■ Source excerpt
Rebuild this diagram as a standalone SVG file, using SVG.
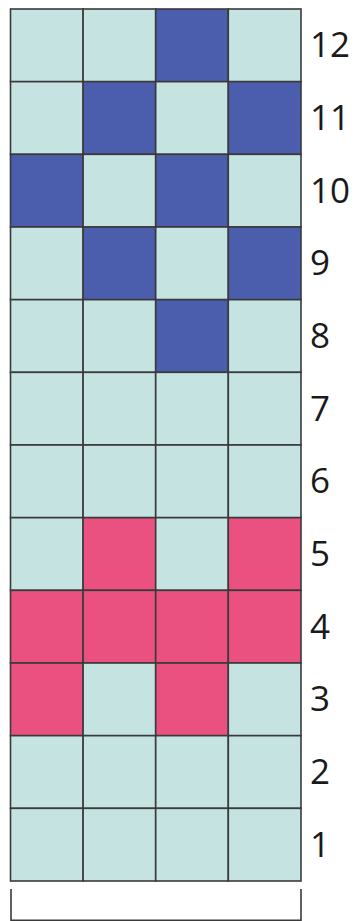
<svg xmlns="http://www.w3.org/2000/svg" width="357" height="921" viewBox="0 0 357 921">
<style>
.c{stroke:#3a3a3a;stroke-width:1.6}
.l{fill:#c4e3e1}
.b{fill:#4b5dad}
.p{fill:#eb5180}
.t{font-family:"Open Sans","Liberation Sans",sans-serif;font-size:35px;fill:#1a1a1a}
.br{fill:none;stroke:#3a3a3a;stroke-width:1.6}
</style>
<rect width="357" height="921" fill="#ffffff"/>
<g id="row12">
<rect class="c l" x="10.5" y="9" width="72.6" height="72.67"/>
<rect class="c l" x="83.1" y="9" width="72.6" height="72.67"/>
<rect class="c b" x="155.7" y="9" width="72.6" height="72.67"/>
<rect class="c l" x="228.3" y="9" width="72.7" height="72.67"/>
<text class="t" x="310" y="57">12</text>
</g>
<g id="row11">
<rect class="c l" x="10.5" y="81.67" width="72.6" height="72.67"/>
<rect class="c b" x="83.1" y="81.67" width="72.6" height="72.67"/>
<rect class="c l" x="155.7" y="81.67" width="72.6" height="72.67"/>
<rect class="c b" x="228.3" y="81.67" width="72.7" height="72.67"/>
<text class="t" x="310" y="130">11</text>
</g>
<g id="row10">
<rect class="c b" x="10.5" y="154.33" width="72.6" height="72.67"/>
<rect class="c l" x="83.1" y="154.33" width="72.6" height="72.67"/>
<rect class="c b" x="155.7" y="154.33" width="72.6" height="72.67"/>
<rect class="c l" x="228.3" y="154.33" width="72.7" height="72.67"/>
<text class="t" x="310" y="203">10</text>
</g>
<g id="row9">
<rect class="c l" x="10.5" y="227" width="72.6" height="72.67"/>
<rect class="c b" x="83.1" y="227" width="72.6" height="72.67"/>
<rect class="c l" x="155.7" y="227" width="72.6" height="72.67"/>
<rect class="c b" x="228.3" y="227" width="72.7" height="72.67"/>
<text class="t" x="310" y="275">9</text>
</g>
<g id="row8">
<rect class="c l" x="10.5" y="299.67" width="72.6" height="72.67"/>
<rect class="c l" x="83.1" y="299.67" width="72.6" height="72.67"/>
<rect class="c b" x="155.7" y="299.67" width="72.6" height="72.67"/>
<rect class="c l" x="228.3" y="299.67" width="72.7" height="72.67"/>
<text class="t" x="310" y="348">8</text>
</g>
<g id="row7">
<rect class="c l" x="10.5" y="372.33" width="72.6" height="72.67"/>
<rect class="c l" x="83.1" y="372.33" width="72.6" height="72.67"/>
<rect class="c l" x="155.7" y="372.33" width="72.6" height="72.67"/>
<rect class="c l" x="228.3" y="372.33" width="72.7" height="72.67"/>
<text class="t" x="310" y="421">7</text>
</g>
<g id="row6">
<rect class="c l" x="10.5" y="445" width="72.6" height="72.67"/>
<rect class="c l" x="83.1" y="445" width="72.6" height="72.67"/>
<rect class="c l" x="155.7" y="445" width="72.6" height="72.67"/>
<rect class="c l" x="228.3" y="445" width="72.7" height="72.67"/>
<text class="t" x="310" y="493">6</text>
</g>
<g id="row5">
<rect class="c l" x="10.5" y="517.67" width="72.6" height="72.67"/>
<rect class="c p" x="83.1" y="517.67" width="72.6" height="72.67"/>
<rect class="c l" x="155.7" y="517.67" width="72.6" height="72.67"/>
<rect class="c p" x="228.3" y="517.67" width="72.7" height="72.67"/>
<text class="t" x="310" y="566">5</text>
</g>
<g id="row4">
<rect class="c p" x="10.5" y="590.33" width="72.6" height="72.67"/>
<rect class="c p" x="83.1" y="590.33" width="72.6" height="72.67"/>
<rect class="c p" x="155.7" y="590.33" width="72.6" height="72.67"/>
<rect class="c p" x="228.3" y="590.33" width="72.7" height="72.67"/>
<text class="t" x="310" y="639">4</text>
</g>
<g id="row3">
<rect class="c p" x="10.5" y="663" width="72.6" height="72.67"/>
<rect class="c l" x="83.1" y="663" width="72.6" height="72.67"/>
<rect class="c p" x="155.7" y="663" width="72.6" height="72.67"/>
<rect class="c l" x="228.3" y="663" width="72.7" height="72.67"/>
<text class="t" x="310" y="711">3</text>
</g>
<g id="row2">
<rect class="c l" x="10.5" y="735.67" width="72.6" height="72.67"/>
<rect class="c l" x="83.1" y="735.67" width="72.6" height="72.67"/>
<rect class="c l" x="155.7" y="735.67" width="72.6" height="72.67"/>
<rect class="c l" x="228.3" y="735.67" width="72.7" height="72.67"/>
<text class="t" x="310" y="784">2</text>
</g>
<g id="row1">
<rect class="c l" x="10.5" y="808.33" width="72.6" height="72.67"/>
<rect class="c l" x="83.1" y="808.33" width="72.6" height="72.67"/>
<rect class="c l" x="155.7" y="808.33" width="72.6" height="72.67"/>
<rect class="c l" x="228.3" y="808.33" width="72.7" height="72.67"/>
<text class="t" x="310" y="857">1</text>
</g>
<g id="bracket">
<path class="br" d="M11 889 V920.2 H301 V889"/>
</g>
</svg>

■ Request
All of the lines above should be retyped precisely, apart from the pictures.

■ Response for this exercise
Rebuild this diagram as a standalone SVG file, using SVG.
<svg xmlns="http://www.w3.org/2000/svg" width="357" height="921" viewBox="0 0 357 921">
<style>
.c{stroke:#3a3a3a;stroke-width:1.6}
.l{fill:#c4e3e1}
.b{fill:#4b5dad}
.p{fill:#eb5180}
.t{font-family:"Open Sans","Liberation Sans",sans-serif;font-size:35px;fill:#1a1a1a}
.br{fill:none;stroke:#3a3a3a;stroke-width:1.6}
</style>
<rect width="357" height="921" fill="#ffffff"/>
<g id="row12">
<rect class="c l" x="10.5" y="9" width="72.6" height="72.67"/>
<rect class="c l" x="83.1" y="9" width="72.6" height="72.67"/>
<rect class="c b" x="155.7" y="9" width="72.6" height="72.67"/>
<rect class="c l" x="228.3" y="9" width="72.7" height="72.67"/>
<text class="t" x="310" y="57">12</text>
</g>
<g id="row11">
<rect class="c l" x="10.5" y="81.67" width="72.6" height="72.67"/>
<rect class="c b" x="83.1" y="81.67" width="72.6" height="72.67"/>
<rect class="c l" x="155.7" y="81.67" width="72.6" height="72.67"/>
<rect class="c b" x="228.3" y="81.67" width="72.7" height="72.67"/>
<text class="t" x="310" y="130">11</text>
</g>
<g id="row10">
<rect class="c b" x="10.5" y="154.33" width="72.6" height="72.67"/>
<rect class="c l" x="83.1" y="154.33" width="72.6" height="72.67"/>
<rect class="c b" x="155.7" y="154.33" width="72.6" height="72.67"/>
<rect class="c l" x="228.3" y="154.33" width="72.7" height="72.67"/>
<text class="t" x="310" y="203">10</text>
</g>
<g id="row9">
<rect class="c l" x="10.5" y="227" width="72.6" height="72.67"/>
<rect class="c b" x="83.1" y="227" width="72.6" height="72.67"/>
<rect class="c l" x="155.7" y="227" width="72.6" height="72.67"/>
<rect class="c b" x="228.3" y="227" width="72.7" height="72.67"/>
<text class="t" x="310" y="275">9</text>
</g>
<g id="row8">
<rect class="c l" x="10.5" y="299.67" width="72.6" height="72.67"/>
<rect class="c l" x="83.1" y="299.67" width="72.6" height="72.67"/>
<rect class="c b" x="155.7" y="299.67" width="72.6" height="72.67"/>
<rect class="c l" x="228.3" y="299.67" width="72.7" height="72.67"/>
<text class="t" x="310" y="348">8</text>
</g>
<g id="row7">
<rect class="c l" x="10.5" y="372.33" width="72.6" height="72.67"/>
<rect class="c l" x="83.1" y="372.33" width="72.6" height="72.67"/>
<rect class="c l" x="155.7" y="372.33" width="72.6" height="72.67"/>
<rect class="c l" x="228.3" y="372.33" width="72.7" height="72.67"/>
<text class="t" x="310" y="421">7</text>
</g>
<g id="row6">
<rect class="c l" x="10.5" y="445" width="72.6" height="72.67"/>
<rect class="c l" x="83.1" y="445" width="72.6" height="72.67"/>
<rect class="c l" x="155.7" y="445" width="72.6" height="72.67"/>
<rect class="c l" x="228.3" y="445" width="72.7" height="72.67"/>
<text class="t" x="310" y="493">6</text>
</g>
<g id="row5">
<rect class="c l" x="10.5" y="517.67" width="72.6" height="72.67"/>
<rect class="c p" x="83.1" y="517.67" width="72.6" height="72.67"/>
<rect class="c l" x="155.7" y="517.67" width="72.6" height="72.67"/>
<rect class="c p" x="228.3" y="517.67" width="72.7" height="72.67"/>
<text class="t" x="310" y="566">5</text>
</g>
<g id="row4">
<rect class="c p" x="10.5" y="590.33" width="72.6" height="72.67"/>
<rect class="c p" x="83.1" y="590.33" width="72.6" height="72.67"/>
<rect class="c p" x="155.7" y="590.33" width="72.6" height="72.67"/>
<rect class="c p" x="228.3" y="590.33" width="72.7" height="72.67"/>
<text class="t" x="310" y="639">4</text>
</g>
<g id="row3">
<rect class="c p" x="10.5" y="663" width="72.6" height="72.67"/>
<rect class="c l" x="83.1" y="663" width="72.6" height="72.67"/>
<rect class="c p" x="155.7" y="663" width="72.6" height="72.67"/>
<rect class="c l" x="228.3" y="663" width="72.7" height="72.67"/>
<text class="t" x="310" y="711">3</text>
</g>
<g id="row2">
<rect class="c l" x="10.5" y="735.67" width="72.6" height="72.67"/>
<rect class="c l" x="83.1" y="735.67" width="72.6" height="72.67"/>
<rect class="c l" x="155.7" y="735.67" width="72.6" height="72.67"/>
<rect class="c l" x="228.3" y="735.67" width="72.7" height="72.67"/>
<text class="t" x="310" y="784">2</text>
</g>
<g id="row1">
<rect class="c l" x="10.5" y="808.33" width="72.6" height="72.67"/>
<rect class="c l" x="83.1" y="808.33" width="72.6" height="72.67"/>
<rect class="c l" x="155.7" y="808.33" width="72.6" height="72.67"/>
<rect class="c l" x="228.3" y="808.33" width="72.7" height="72.67"/>
<text class="t" x="310" y="857">1</text>
</g>
<g id="bracket">
<path class="br" d="M11 889 V920.2 H301 V889"/>
</g>
</svg>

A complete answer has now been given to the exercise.